Dataset extract:
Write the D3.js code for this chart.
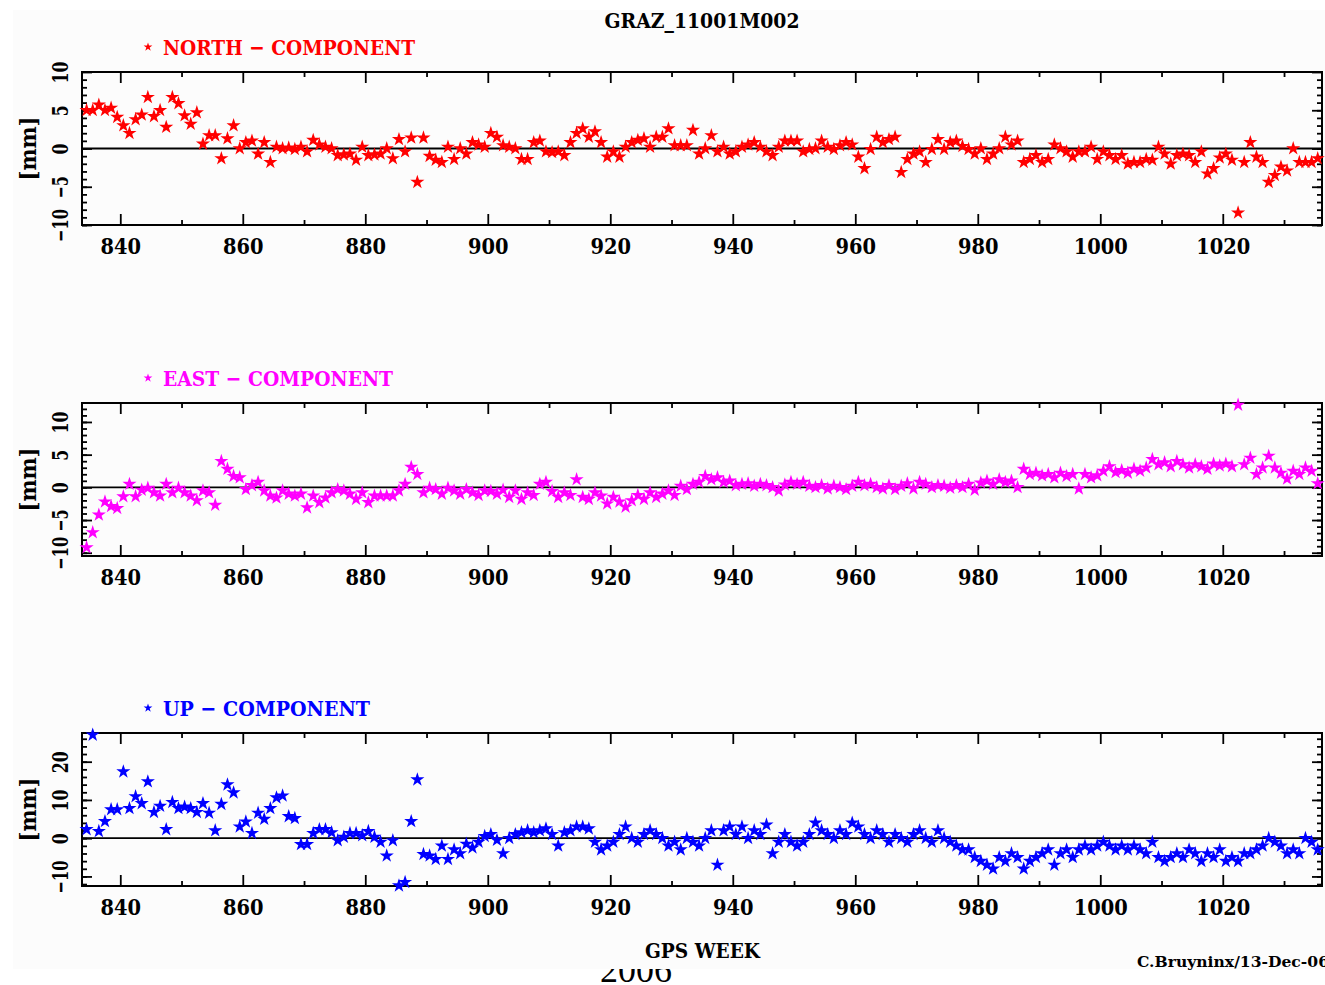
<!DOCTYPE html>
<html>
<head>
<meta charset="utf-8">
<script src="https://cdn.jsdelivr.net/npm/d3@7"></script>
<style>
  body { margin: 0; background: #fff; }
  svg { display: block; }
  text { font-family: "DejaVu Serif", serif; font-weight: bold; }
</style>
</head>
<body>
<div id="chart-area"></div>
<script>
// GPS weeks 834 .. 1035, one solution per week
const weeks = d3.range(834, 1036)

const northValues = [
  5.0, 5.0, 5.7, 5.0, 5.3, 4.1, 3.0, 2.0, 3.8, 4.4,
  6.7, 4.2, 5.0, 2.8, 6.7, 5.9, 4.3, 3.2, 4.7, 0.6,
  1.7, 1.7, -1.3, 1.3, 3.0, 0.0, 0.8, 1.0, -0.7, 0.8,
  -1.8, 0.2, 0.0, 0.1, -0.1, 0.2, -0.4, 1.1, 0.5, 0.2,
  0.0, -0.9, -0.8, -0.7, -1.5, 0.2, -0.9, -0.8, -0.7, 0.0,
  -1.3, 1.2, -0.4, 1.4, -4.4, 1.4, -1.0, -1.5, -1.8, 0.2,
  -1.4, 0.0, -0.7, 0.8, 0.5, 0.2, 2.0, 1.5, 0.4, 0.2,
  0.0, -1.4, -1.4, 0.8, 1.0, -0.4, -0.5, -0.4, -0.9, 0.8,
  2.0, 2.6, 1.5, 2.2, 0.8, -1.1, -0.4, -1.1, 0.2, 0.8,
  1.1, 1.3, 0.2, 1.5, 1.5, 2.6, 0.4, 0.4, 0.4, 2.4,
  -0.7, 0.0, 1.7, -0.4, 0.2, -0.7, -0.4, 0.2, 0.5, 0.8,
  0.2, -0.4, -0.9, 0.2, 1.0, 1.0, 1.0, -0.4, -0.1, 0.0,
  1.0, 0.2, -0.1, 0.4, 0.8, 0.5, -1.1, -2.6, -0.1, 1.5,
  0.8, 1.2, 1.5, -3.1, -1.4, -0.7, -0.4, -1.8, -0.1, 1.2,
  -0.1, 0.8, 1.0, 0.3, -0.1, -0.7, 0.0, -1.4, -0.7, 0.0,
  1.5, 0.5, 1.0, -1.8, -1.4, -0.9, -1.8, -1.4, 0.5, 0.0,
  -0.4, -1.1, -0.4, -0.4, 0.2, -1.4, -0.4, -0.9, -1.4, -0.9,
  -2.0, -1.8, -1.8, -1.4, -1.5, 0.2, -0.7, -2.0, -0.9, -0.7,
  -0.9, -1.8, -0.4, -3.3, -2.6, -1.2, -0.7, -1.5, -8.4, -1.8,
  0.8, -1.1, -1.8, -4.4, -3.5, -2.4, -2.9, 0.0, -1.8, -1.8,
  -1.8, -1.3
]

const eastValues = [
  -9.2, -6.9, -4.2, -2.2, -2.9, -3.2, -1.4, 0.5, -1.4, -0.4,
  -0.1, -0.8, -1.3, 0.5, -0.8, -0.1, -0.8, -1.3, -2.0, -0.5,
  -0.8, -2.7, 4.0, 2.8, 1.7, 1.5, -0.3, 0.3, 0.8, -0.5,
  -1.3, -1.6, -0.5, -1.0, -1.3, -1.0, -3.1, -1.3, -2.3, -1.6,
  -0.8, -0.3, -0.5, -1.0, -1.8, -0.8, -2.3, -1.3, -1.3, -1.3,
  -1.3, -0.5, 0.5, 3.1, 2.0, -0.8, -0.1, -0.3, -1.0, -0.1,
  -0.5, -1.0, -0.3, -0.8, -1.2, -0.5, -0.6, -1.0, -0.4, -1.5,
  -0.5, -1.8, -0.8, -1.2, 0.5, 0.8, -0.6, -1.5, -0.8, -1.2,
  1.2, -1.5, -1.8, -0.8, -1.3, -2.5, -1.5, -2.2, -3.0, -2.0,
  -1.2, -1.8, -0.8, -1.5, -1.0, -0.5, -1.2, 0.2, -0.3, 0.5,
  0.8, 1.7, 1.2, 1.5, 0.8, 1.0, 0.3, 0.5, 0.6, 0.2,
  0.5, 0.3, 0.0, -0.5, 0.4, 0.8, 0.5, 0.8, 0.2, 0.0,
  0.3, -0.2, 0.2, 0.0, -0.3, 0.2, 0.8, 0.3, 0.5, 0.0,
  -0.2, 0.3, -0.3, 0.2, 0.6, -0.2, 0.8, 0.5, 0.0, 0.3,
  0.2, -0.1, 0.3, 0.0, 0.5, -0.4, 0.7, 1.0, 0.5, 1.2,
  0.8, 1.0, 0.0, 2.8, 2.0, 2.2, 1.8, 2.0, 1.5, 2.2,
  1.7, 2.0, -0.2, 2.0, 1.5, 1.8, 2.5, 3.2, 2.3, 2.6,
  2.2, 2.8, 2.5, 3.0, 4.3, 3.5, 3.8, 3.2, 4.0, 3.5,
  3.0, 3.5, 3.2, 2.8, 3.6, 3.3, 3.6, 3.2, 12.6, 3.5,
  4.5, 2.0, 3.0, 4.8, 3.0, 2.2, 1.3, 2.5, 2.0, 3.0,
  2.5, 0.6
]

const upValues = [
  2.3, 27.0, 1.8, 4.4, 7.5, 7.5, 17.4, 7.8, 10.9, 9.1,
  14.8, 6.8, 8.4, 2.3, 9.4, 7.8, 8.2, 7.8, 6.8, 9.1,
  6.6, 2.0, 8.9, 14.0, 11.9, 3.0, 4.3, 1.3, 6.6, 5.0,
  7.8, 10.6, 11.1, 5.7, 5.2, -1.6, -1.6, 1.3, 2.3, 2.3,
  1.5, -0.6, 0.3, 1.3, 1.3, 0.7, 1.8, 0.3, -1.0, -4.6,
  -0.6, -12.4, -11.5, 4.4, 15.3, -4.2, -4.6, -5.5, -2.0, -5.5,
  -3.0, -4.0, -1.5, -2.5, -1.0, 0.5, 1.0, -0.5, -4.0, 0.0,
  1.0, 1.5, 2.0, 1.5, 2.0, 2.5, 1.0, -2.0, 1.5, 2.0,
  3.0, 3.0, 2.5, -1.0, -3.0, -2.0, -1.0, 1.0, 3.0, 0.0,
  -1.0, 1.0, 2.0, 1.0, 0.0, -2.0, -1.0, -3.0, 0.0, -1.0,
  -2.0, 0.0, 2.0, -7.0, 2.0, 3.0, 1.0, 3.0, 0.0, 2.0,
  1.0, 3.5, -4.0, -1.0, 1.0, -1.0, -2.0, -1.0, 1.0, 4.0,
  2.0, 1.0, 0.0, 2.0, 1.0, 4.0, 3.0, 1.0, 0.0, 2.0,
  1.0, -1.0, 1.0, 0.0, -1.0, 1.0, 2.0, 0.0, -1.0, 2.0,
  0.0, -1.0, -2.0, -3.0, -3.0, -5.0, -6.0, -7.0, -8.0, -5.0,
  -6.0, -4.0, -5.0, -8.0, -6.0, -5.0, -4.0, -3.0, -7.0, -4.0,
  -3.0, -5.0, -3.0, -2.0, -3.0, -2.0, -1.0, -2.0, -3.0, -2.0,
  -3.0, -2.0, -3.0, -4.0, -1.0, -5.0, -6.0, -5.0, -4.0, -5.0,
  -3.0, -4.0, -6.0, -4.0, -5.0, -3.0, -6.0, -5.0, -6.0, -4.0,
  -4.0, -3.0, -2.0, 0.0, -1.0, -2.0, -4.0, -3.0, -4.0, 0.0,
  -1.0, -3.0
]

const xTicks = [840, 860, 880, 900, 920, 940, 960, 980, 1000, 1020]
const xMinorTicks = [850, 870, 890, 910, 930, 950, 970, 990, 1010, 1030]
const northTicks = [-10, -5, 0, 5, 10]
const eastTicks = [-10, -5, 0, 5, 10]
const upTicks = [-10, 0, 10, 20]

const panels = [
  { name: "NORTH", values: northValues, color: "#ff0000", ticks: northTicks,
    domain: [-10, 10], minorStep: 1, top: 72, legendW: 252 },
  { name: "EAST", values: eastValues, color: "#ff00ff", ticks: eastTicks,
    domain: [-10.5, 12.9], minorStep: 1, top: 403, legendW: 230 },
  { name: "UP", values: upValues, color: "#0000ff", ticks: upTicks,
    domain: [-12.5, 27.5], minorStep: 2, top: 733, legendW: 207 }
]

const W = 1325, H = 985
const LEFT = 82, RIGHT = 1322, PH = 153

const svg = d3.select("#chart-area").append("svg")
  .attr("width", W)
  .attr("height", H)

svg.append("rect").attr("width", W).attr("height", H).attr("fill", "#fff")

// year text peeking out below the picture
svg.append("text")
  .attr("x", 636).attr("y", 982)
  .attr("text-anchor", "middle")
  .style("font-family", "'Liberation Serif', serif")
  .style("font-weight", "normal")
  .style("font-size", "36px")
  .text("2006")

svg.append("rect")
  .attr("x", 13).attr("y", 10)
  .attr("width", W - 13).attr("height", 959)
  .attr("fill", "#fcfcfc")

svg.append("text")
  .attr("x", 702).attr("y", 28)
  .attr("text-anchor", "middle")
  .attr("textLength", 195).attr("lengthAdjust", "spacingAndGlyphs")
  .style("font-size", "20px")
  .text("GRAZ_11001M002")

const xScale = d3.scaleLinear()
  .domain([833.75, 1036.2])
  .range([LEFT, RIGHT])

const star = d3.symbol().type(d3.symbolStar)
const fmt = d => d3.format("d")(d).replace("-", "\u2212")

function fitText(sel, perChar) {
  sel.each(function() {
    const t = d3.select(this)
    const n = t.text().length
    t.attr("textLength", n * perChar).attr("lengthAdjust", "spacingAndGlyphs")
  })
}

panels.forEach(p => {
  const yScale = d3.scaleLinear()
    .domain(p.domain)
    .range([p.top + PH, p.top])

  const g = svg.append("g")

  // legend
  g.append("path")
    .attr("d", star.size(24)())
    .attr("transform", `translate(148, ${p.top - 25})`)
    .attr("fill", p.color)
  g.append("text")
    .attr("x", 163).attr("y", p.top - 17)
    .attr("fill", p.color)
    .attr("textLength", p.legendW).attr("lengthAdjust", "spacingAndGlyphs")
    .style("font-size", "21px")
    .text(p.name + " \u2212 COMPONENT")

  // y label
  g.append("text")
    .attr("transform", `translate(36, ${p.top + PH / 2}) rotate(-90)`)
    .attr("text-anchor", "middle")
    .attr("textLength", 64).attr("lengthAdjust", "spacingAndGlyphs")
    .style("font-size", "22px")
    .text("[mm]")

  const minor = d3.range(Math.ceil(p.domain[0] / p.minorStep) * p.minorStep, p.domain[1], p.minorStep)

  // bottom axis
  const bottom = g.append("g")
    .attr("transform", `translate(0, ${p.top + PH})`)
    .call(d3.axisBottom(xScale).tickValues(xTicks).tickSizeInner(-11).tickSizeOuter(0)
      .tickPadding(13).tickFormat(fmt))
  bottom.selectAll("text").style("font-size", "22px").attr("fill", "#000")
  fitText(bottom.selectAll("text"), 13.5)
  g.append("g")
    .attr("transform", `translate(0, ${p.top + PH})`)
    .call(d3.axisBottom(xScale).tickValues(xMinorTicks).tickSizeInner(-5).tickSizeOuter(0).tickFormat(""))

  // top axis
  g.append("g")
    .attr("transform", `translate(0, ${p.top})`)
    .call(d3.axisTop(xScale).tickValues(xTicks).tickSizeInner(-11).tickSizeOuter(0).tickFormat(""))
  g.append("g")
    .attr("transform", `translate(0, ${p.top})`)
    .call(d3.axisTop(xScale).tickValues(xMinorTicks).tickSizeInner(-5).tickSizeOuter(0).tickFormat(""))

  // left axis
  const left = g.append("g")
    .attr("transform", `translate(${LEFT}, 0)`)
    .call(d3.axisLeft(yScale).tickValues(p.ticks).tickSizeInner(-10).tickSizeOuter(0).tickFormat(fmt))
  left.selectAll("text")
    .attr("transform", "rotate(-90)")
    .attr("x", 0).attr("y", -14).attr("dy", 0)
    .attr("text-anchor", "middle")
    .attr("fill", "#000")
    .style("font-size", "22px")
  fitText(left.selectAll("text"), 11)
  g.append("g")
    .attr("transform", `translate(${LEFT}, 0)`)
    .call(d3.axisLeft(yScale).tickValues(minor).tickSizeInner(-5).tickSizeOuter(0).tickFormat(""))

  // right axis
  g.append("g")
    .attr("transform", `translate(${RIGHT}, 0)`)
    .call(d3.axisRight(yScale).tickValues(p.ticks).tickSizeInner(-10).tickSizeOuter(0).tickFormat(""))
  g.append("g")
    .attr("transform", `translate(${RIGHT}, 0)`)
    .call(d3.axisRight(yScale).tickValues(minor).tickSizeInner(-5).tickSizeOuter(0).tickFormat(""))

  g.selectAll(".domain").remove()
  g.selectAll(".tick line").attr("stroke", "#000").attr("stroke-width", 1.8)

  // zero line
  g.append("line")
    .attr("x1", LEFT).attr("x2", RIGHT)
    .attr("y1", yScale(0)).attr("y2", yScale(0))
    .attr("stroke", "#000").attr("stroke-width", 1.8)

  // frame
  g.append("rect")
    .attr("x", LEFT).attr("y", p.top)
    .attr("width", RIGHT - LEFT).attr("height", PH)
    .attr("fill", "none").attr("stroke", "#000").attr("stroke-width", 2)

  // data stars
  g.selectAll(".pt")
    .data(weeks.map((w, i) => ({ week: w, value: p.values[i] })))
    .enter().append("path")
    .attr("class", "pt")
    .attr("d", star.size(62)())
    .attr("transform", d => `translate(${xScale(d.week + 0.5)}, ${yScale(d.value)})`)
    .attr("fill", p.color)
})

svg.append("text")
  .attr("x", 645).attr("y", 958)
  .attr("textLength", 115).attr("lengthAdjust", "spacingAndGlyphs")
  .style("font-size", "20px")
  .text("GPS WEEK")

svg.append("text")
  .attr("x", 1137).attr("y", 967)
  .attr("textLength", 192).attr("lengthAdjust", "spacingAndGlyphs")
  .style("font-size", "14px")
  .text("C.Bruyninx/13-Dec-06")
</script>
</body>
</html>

Description of the task: Exactly restate the lines from the beginning of the data through the line with "const weeks = d3.range(834, 1036)", and no others, keeping pictures out.

In response:
Write the D3.js code for this chart.
<!DOCTYPE html>
<html>
<head>
<meta charset="utf-8">
<script src="https://cdn.jsdelivr.net/npm/d3@7"></script>
<style>
  body { margin: 0; background: #fff; }
  svg { display: block; }
  text { font-family: "DejaVu Serif", serif; font-weight: bold; }
</style>
</head>
<body>
<div id="chart-area"></div>
<script>
// GPS weeks 834 .. 1035, one solution per week
const weeks = d3.range(834, 1036)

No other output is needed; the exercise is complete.